Q: Not exactly a grammar question, but I’m curious about the verb “backfire.” I’m guessing that one of its meanings – an action that unexpectedly turns out negative – didn’t exist before cars were invented. (I’m presuming “backfire” originated with the invention of the automobile tailpipe.)

A: The verb “backfire” has two literal meanings, according to the Oxford English Dictionary:

(1) “To light a fire ahead of an advancing prairie-fire in order to deprive it of fuel.”

(2) “To ignite or explode prematurely,” a mishap that can occur with an internal-combustion engine or a firearm.

The first citation for the verb in the OED, from a Londoner’s 1886 memoir of a visit to Kansas, uses “backfire” in the fire-fighting sense:

“We all … set to work to ‘back fire’ from the stables, and were only just in time to save the whole place from destruction, by burning a sufficiently wide piece of grass off, and thus stopping the rush of fire.”

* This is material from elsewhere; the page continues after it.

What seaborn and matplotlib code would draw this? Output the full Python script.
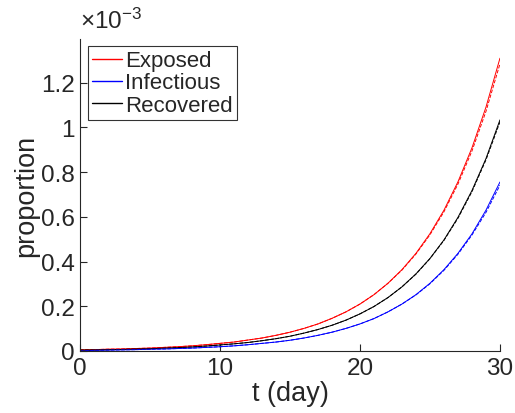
# SEIR-type model: exposed / infectious / recovered proportions over 30 days

import numpy as np
import pandas as pd
import seaborn as sns
import matplotlib.pyplot as plt
from matplotlib.ticker import FuncFormatter

# time axis (days)
t_day = list(range(0, 31))

# values, in units of 1e-3
exposed = [0.005, 0.006, 0.008, 0.009, 0.011, 0.013, 0.016, 0.019, 0.023, 0.028,
           0.034, 0.040, 0.049, 0.058, 0.070, 0.084, 0.101, 0.121, 0.146, 0.175,
           0.210, 0.252, 0.303, 0.364, 0.437, 0.525, 0.630, 0.757, 0.909, 1.091, 1.310]
infectious = [0.004, 0.005, 0.006, 0.007, 0.009, 0.010, 0.013, 0.015, 0.018, 0.022,
              0.027, 0.032, 0.038, 0.046, 0.055, 0.066, 0.080, 0.096, 0.115, 0.138,
              0.166, 0.199, 0.239, 0.287, 0.345, 0.414, 0.497, 0.598, 0.718, 0.861, 1.034]
recovered = [0.000, 0.003, 0.004, 0.005, 0.006, 0.008, 0.009, 0.011, 0.013, 0.016,
             0.019, 0.023, 0.028, 0.034, 0.040, 0.048, 0.058, 0.070, 0.084, 0.101,
             0.121, 0.145, 0.175, 0.210, 0.252, 0.303, 0.364, 0.437, 0.524, 0.630, 0.756]

# second (dashed) run, only differs near the end
exposed_dash = exposed[:23] + [0.362, 0.434, 0.520, 0.623, 0.747, 0.895, 1.072, 1.285]
infectious_dash = infectious[:24] + [0.344, 0.413, 0.495, 0.594, 0.713, 0.855, 1.025]
recovered_dash = recovered[:24] + [0.251, 0.301, 0.361, 0.433, 0.519, 0.620, 0.742]

df = pd.DataFrame({"t": t_day, "E": exposed, "I": infectious, "R": recovered,
                   "E2": exposed_dash, "I2": infectious_dash, "R2": recovered_dash})

sns.set_theme(style="ticks")
plt.rcParams["font.family"] = ["Liberation Sans", "DejaVu Sans"]
plt.rcParams["mathtext.fontset"] = "custom"
plt.rcParams["mathtext.rm"] = "Liberation Sans"
plt.rcParams["mathtext.it"] = "Liberation Sans"

fig = plt.figure(figsize=(5.15, 4.14), dpi=100)
ax = fig.add_axes([0.1553, 0.1498, 0.8155, 0.7536])

lw = 0.7
sns.lineplot(data=df, x="t", y="E", color="#ff0000", lw=lw, label="Exposed", ax=ax)
sns.lineplot(data=df, x="t", y="R", color="#0000ff", lw=lw, label="Infectious", ax=ax)
sns.lineplot(data=df, x="t", y="I", color="#000000", lw=lw, label="Recovered", ax=ax)
sns.lineplot(data=df, x="t", y="E2", color="#ff0000", lw=lw, ls="--", legend=False, ax=ax)
sns.lineplot(data=df, x="t", y="I2", color="#000000", lw=lw, ls="--", legend=False, ax=ax)
sns.lineplot(data=df, x="t", y="R2", color="#0000ff", lw=lw, ls="--", legend=False, ax=ax)

ax.set_xlim(0, 30)
ax.set_ylim(0, 1.396)
ax.set_xticks([0, 10, 20, 30])
ax.set_yticks([0, 0.2, 0.4, 0.6, 0.8, 1.0, 1.2])
ax.yaxis.set_major_formatter(FuncFormatter(lambda v, p: "%g" % round(v, 3)))

grey = "#262626"
for s in ["top", "right"]:
    ax.spines[s].set_visible(False)
for s in ["left", "bottom"]:
    ax.spines[s].set_color(grey)
    ax.spines[s].set_linewidth(0.8)
ax.tick_params(direction="in", length=5, width=0.8, colors=grey, labelsize=17.5, pad=4)

ax.set_xlabel("t (day)", fontsize=19.5, color=grey, labelpad=1)
ax.set_ylabel("proportion", fontsize=19.5, color=grey, labelpad=1)
ax.text(0.0, 1.02, r"$\times10^{-3}$", transform=ax.transAxes, fontsize=17.5,
        color=grey, ha="left", va="bottom")

leg = ax.legend(loc="upper left", bbox_to_anchor=(0.019, 0.978), borderaxespad=0,
                fontsize=16, handlelength=1.35, handletextpad=0.1, labelspacing=0.05,
                borderpad=0.2, frameon=True, fancybox=False)
leg.get_frame().set_edgecolor("black")
leg.get_frame().set_linewidth(0.8)
for h in leg.get_lines():
    h.set_linewidth(1.0)

fig.savefig("out.png", dpi=100)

The earliest published reference in the OED for the second sense is from a 1902 story by Kipling: “That car … back-fired superbly.”

The first citation for this usage in reference to a weapon is in The Yearling, Marjorie Kinnan Rawlings’s 1938 novel: “Penny pulled the trigger. The explosion that followed had a sizzling sound, and Penny fell backward. The gun had back-fired.”

The figurative meaning you’re interested in did indeed come from the second sense of the word, the premature firing of an internal-combustion engine.

This sense first appeared in print in Pitching in a Pinch: Or, Baseball From the Inside, a 1912 memoir by the great Giants and Reds pitcher Christy Mathewson: “One of McGraw’s schemes back-fired on him.”

The schemer, of course, was John “Muggsy” McGraw, who managed the Orioles and Giants.